OCEANPORT: The former Fort Monmouth will now officially be home to the borough's new municipal complex.
The Fort Monmouth Economic Revitalization Authority (FMERA) approved a purchase and sale and redevelopment agreement with Oceanport for the 13-acre parcel during its June 20 meeting.
There are 10 buildings on the site currently, but three will be demolished to make way for more parking. The remaining buildings will be renovated to make way for several borough functions:
• Building 901 for borough offices, municipal court and library
• Building 918 for a senior/community center
• Building 977 for the police department and office of emergency management
• A former kennel that would utilized as a borough storage facility
• The buildings currently utilized by the borough's department of public works
The borough will pay just over $1 million for the property and will spend about $10 million to renovate the buildings.
According to the agreement, Oceanport will also contribute 1/3 of the cost, not to exceed $50,000, for a new water main starting at the intersection of Gosselin Avenue and Murphy Drive, and running along Murphy Drive to the property. It will also contribute a maximum of $75,000 towards the cost of a new Jersey Central Power and Light substation no earlier than 18 months and no later than 24 months of the date of closing.
The borough is obligated to begin renovating and demolishing the buildings within 6 months of closing and must complete both processes by Dec. 31, 2018.
Mayor Jay Coffey presented FMERA with a $50,000 check as a down payment for the property.

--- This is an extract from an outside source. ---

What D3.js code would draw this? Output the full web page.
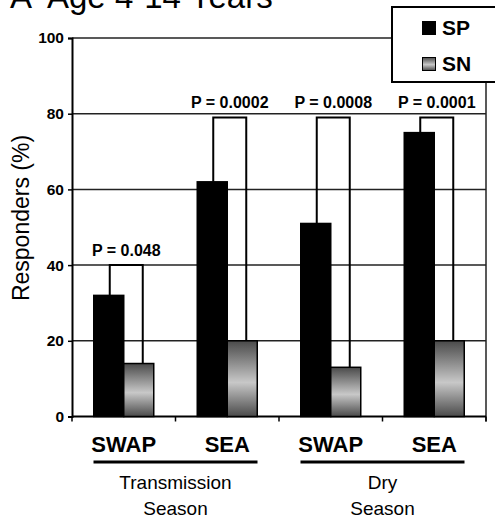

An $11 million bond ordinance was adopted by the council earlier this year which will cover the acquisition and rehabilitation of the buildings as well as the design, planning and engineering work associated with the project.
Borough Administrator Ray Poerio has said that because the original municipal building was destroyed by Hurricane Sandy in 2012, the borough will likely be receiving over $5.5 million from FEMA to help cover the cost of the construction of the new complex. The old borough hall site will also be sold, and the revenue generated from the sale will also be used to offset construction costs.
The Monmouth County Board of Chosen Freeholders has given the borough a $250,000 grant that will be used toward the acquisition of the municipal complex for the preservation of open space.
These three things will give the borough $7.2 million toward the project. Additional improvements such adding LED lighting, improving the HVAC of the buildings and repaving the parking lot could raise the cost of the project by a total of $2 million. Poerio called these types of improvements "alternates" and said the council will have final say on which ones are incorporated into the project.
Poerio said at its current price, the owner of a borough home assessed at the average of just over $440,000 would see an $7 per month increase on their tax bill.